For its duration, the Festival hires a team of five veterinarians who are available around the clock to respond in case of an emergency, carry out the compulsory veterinary exams for animals performing in the rodeos and ensure a presence at the competitions in case injuries occur. The veterinarians we hire are experts in animal health and care and have all the competencies requires to conduct the compulsory vet exams as well as see to the welfare of all the animals on the Festival site.

They perform a veterinary exam we call Vet-Check (exclusive in North America) on all animals competing during the events. All competitors must bring their animals in for a general health examination. During the exam, vets will take the animal’s temperature, perform a cardiac and respiratory exam, check for abnormal secretions, check mucus membranes and verify lameness. Animal owners must present a Coggins test result, which is a compulsory test for equine infectious anaemia (EIA), transmitted through a virus. This test ensures that there will be no spread of EIA among the animals competing for the duration of the event.

To facilitate the vets’ work and ensure that the examinations take place in a secure environment, The Festival Western built a dedicated area, safe from inclement weather and on a level, stable ground surface. It is important that the horses be able to undergo the various tests for lameness on a steady surface adapted specifically for this type of test.

During the rodeos, veterinarians are present at all times before and during the event. At this time, their role consists of checking the state of all animals present in the training arena and ensuring that all animals have passed the compulsory pre-competition examination. During the rodeos, the vets diligently observe the animals’ overall state. If an emergency occurs or a problem arises, they are ready to intervene immediately. In fact, a vehicle containing all the emergency equipment necessary to treat any animal health issues promptly is available on site. After the competitions, the vets will perform random blood tests in order to analyse whether prohibited substances were administered to an animal. If the test shows as positive, any animal owner who claimed prize money for competing will be stripped of any awards and monies, as well as any other privileges e.g. gifts and others.

It is important to mention that the veterinarians have the necessary authority to disqualify an animal that does not meet the necessary requirements pre-established by the team of vets before the event. Accordingly, a rider who does not act properly with his/her mount will also be disqualified. These are true at all times during an event.

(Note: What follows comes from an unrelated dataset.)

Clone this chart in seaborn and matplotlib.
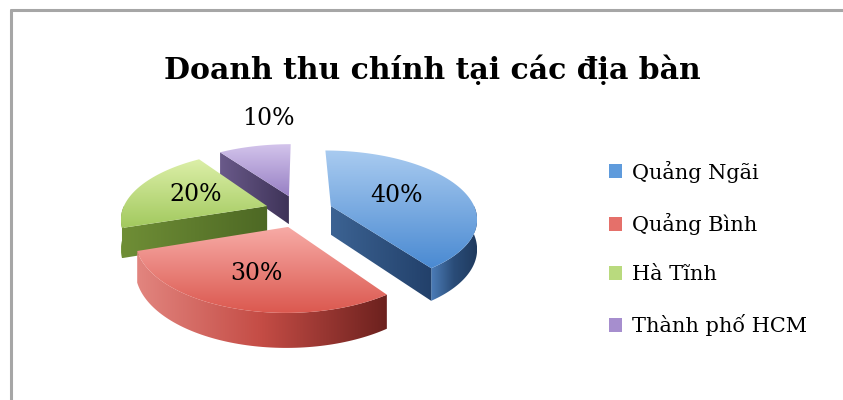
import numpy as np
import matplotlib.pyplot as plt
import seaborn as sns
from matplotlib.patches import Polygon, Patch
from matplotlib.colors import LinearSegmentedColormap
from matplotlib.lines import Line2D

regions = ["Quảng Ngãi", "Quảng Bình", "Hà Tĩnh", "Thành phố HCM"]
shares = [40, 30, 20, 10]
top_colors = [("#A9CBF0", "#4A8AD2"), ("#F7ABA6", "#DB584F"),
              ("#DCEFA8", "#A2C95E"), ("#D4C5EC", "#9780C4")]
band_colors = [("#4C7DB8", "#2A4C78", "#1F3A5E"), ("#E2857F", "#C44C45", "#6C211E"),
               ("#7E9C42", "#5E7C2C", "#4A6422"), ("#7A6A98", "#5C4C7C", "#43375E")]
face_colors = [("#3C6393", "#22406A"), ("#B5433D", "#7A2622"),
               ("#6F8E36", "#4D6824"), ("#6A5A8A", "#3E3358")]
legend_colors = ["#5F9BDC", "#E5706A", "#B9DA7E", "#A68ECE"]

# label placement (radius and extra angle, per slice)
label_r = [0.5, 0.6, 0.55, 1.84]
label_da = [0, 0, 0, 10]

sns.set_theme(style="white")
plt.rcParams["font.family"] = ["DejaVu Serif"]

fig = plt.figure(figsize=(8.43, 4), dpi=100)
ax = fig.add_axes([0, 0, 1, 1])
ax.axis("off")

cx, cy = 299, 211
rx, ry = 145, 69
depth = 29
persp = 0.17
explode = 0.234


def project(u, v, h=0.0):
    s = 1 + persp * v
    return np.column_stack([cx + rx * u * s, cy + ry * v * s + h * depth * s])


def fill_gradient(pts, colors, horizontal=False, z=2):
    poly = Polygon(pts, closed=True, facecolor="none", edgecolor="none", zorder=z)
    ax.add_patch(poly)
    cmap = LinearSegmentedColormap.from_list("g", list(colors))
    g = np.linspace(0, 1, 256)
    img = g[None, :] if horizontal else g[:, None]
    im = ax.imshow(img, cmap=cmap, aspect="auto", origin="upper", interpolation="bilinear",
                   extent=(pts[:, 0].min(), pts[:, 0].max(), pts[:, 1].max(), pts[:, 1].min()),
                   zorder=z)
    im.set_clip_path(poly)


angles = np.concatenate([[0], np.cumsum(shares) / sum(shares) * 360])
order = [3, 2, 0, 1]  # back to front
for rank, i in enumerate(order):
    a, b = angles[i], angles[i + 1]
    m = np.radians((a + b) / 2)
    ou, ov = explode * np.sin(m), -explode * np.cos(m)
    z = 2 + rank * 3

    # outer curved side facing the viewer
    lo, hi = max(a, 90), min(b, 270)
    if hi > lo:
        t = np.radians(np.linspace(lo, hi, 80))
        top = project(ou + np.sin(t), ov - np.cos(t))
        bot = project(ou + np.sin(t), ov - np.cos(t), 1)
        fill_gradient(np.vstack([top, bot[::-1]]), band_colors[i], horizontal=True, z=z)

    # radial faces facing the viewer
    for ang, visible in [(a, np.sin(np.radians(a)) < -1e-6), (b, np.sin(np.radians(b)) > 1e-6)]:
        if visible:
            r = np.radians(ang)
            uu = np.array([ou, ou + np.sin(r)])
            vv = np.array([ov, ov - np.cos(r)])
            quad = np.vstack([project(uu, vv), project(uu, vv, 1)[::-1]])
            fill_gradient(quad, face_colors[i], horizontal=True, z=z + 1)

    # top face
    t = np.radians(np.linspace(a, b, 120))
    top = np.vstack([project(np.array([ou]), np.array([ov])),
                     project(ou + np.sin(t), ov - np.cos(t))])
    fill_gradient(top, top_colors[i], z=z + 2)

    # percentage label
    la = m + np.radians(label_da[i])
    lx, ly = project(np.array([ou + label_r[i] * np.sin(la)]),
                     np.array([ov - label_r[i] * np.cos(la)]))[0]
    ax.text(lx, ly, f"{shares[i]}%", ha="center", va="center", fontsize=17,
            color="black", zorder=20)

ax.set_xlim(0, 843)
ax.set_ylim(400, 0)

handles = [Patch(facecolor=c, edgecolor="none") for c in legend_colors]
leg = ax.legend(handles, regions, loc="upper left", bbox_to_anchor=(0.7, 0.645), frameon=False,
                fontsize=15, handlelength=0.65, handleheight=0.65, handletextpad=0.45,
                labelspacing=1.45)
for txt in leg.get_texts():
    txt.set_color("black")

fig.text(0.513, 1 - 70 / 400, "Doanh thu chính tại các địa bàn", ha="center", va="center",
         fontsize=21.5, fontweight="bold", color="black")

frame = "#A6A6A6"
fig.add_artist(Line2D([11 / 843, 11 / 843], [0, 1 - 10 / 400], color=frame, lw=2.2))
fig.add_artist(Line2D([11 / 843, 1], [1 - 10 / 400, 1 - 10 / 400], color=frame, lw=2.2))

fig.savefig("out.png", dpi=100)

All rodeos are sanctioned by different associations. The Festival Western St-Tite is sanctioned by the International Professional Rodeo Association (IPRA). The IPRA is located in Oklahoma City, and it sanctions over 300 rodeos a year, counts over 3500 members and publishes a rule book which governs how rodeos work overall. In the same rule book, the IPRA devotes a section to the treatment of animals.

The IPRA have over 40 rules regarding animal welfare. The Festival also produces, through Wild Time Production Company, a dozen rodeos throughout Quebec and in New Brunswick in order to promote rodeo and allow competitors to qualify for St-Tite.

These rodeos are also sanctioned by the IPRA, as are a dozen others in the province of Quebec.